Latin America and the Caribbean are home to 40 percent of the world's plant and animal species, approximately 40 percent of tropical forest species and 36 percent of the world’s industrial forests and those cultivated for food.
But the region lost some 69 million hectares of forest from 1990 to 2005, equivalent to seven percent of the total forest cover, which is double the global average deforestation rate, says ECLAC.
The worst scenario was seen in 'Meso-America', an area covering southern Mexico and Central America, where 10 percent of forest cover has been lost.
But it is Brazil and Mexico that have the highest deforestation rates and emit the largest quantities of greenhouse-effect gases.
Greenhouse gases grew 41 percent in the region between 1990 and 2005, with South America showing the highest growth: 55.7 percent.
The report was released at a time of intense drought and heat waves in parts of Mexico, Central America and northern areas in South America, severe flooding in central Mexico, Peru and Bolivia, and heavy rains and flooding in Argentina, Brazil and Uruguay.
'The loss of forests is a problem linked to poverty levels,' said Mexican Secretary (minister) of the Environment and Natural Resources Juan Elvira. 'If we want these resources to be protected, that will only be achieved by means of social development.'
The fight against deforestation is one of the central focuses of the negotiations on a new international climate change treaty, which could be signed in Mexico in late November, at the 16th Conference of the Parties of the United Nations Framework Convention on Climate Change (COP 16), after the failure of COP 15 in Copenhagen in December 2009.

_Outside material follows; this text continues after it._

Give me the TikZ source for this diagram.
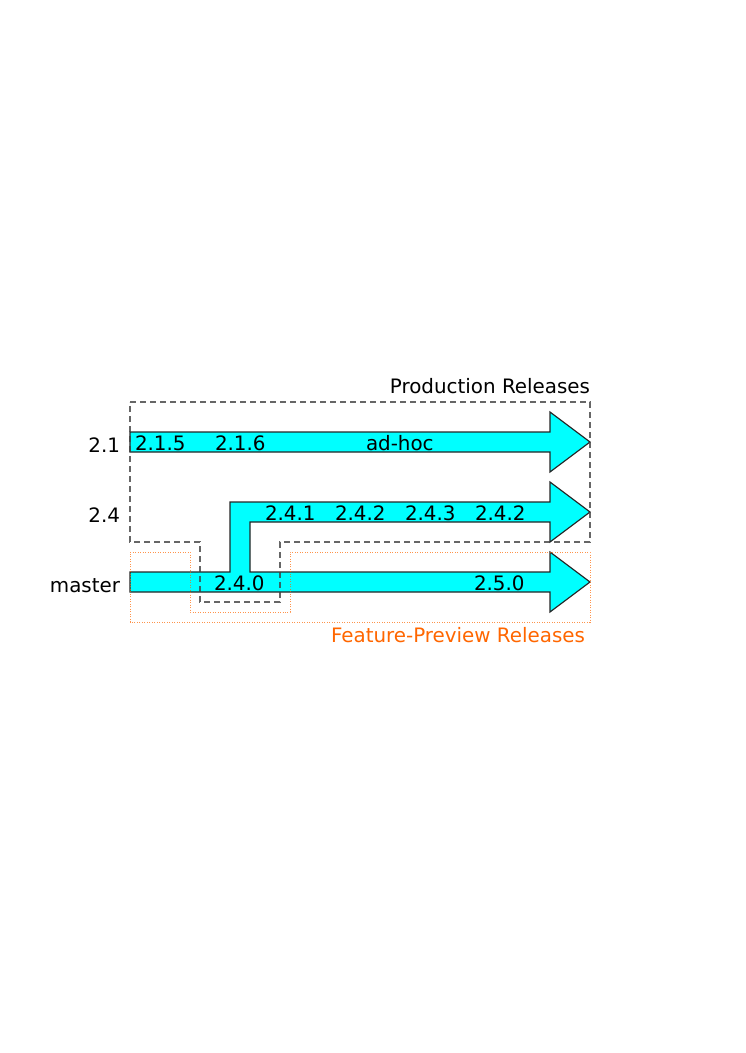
\documentclass[tikz,border=0pt]{standalone}
\usepackage{fontspec}
\setmainfont{DejaVu Sans}
\definecolor{flowcyan}{RGB}{0,255,255}
\definecolor{prevorange}{RGB}{255,102,0}
\begin{document}
\begin{tikzpicture}[x=0.8pt,y=-0.8pt,
  every node/.style={inner sep=0pt,outer sep=0pt,font=\fontsize{15.9pt}{18pt}\selectfont},
  flow/.style={fill=flowcyan,draw=black!85,line width=0.9pt,line join=miter},
  prodbox/.style={draw=black!75,line width=1.1pt,dash pattern=on 4.8pt off 3.2pt,opacity=0.8},
  prevbox/.style={draw=prevorange,line width=0.8pt,dash pattern=on 0.8pt off 1.2pt,opacity=0.7},
  ver/.style={anchor=base west},
  lbl/.style={anchor=base east}]
\useasboundingbox (0,0) rectangle (745,1053);
% branch 2.1
\draw[flow] (130,432) -- (550,432) -- (550,412) -- (590,442) -- (550,472) -- (550,452) -- (130,452) -- cycle;
% master with branch 2.4
\draw[flow] (130,572) -- (230,572) -- (230,502) -- (550,502) -- (550,482) -- (590,512) -- (550,542) -- (550,522) -- (250,522) -- (250,572) -- (550,572) -- (550,552) -- (590,582) -- (550,612) -- (550,592) -- (130,592) -- cycle;
% version labels
\node[ver] (v215) at (135,450) {2.1.5};
\node[ver] (v216) at (215,450) {2.1.6};
\node[ver] (vadhoc) at (366,450) {ad-hoc};
\node[ver] (v241) at (265,520) {2.4.1};
\node[ver] (v242) at (335,520) {2.4.2};
\node[ver] (v243) at (405,520) {2.4.3};
\node[ver] (v242b) at (475,520) {2.4.2};
\node[ver] (v240) at (214,590) {2.4.0};
\node[ver] (v250) at (474,590) {2.5.0};
% branch labels
\node[lbl] (b21) at (120,452) {2.1};
\node[lbl] (b24) at (120,522) {2.4};
\node[lbl] (bmaster) at (120,592) {master};
% production releases box
\draw[prodbox] (130,402) -- (590,402) -- (590,542) -- (280,542) -- (280,602) -- (200,602) -- (200,542) -- (130,542) -- cycle;
\node[lbl] (prod) at (590,393) {Production Releases};
% feature-preview releases box
\draw[prevbox] (130,552) -- (190,552) -- (190,612) -- (290,612) -- (290,552) -- (590,552) -- (590,622) -- (130,622) -- cycle;
\node[lbl,text=prevorange] (prev) at (585,642) {Feature-Preview Releases};
\end{tikzpicture}
\end{document}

'The lack of progress shows that the development model has failed to overcome the region's problems of poverty and social exclusion, and has not managed to curb the process of environmental deterioration,' said Bárcena, who called for 'a proactive vision' and a move in the direction of 'less carbon intensive economic growth.'
Elvira mentioned the benefits of payment schemes for environmental services, where forest dwellers are rewarded by governments for good environmental practices as they make sustainable use of forests.
In Mexico, 1.2 million hectares are under environmental services payment schemes, and the goal is for a total of 25 million hectares to be protected under such plans by 2012.
'As the region also possesses one third of the world’s forestry biomass and two thirds of the world’s tropical forestry biomass, it has major potential to help mitigate global climate change through the CO2 retention services its forests provide,' the report says.
A new global environmental treaty would put a price tag on standing trees and deforestation, according to the executive secretary of ECLAC.
The study's release coincided with a two-day meeting in the Mexican capital of the U.N. Regional Coordination Mechanism for Latin America and the Caribbean to discuss the MDGs, climate change, the political situation in the region and the U.N.'s contribution to regional cooperation.
The Regional Coordination Mechanism, which emerged in 1998 and is coordinated by the U.N. regional commissions and chaired by the U.N. deputy secretary-general, aims to promote the consistency of U.N. activities in each region.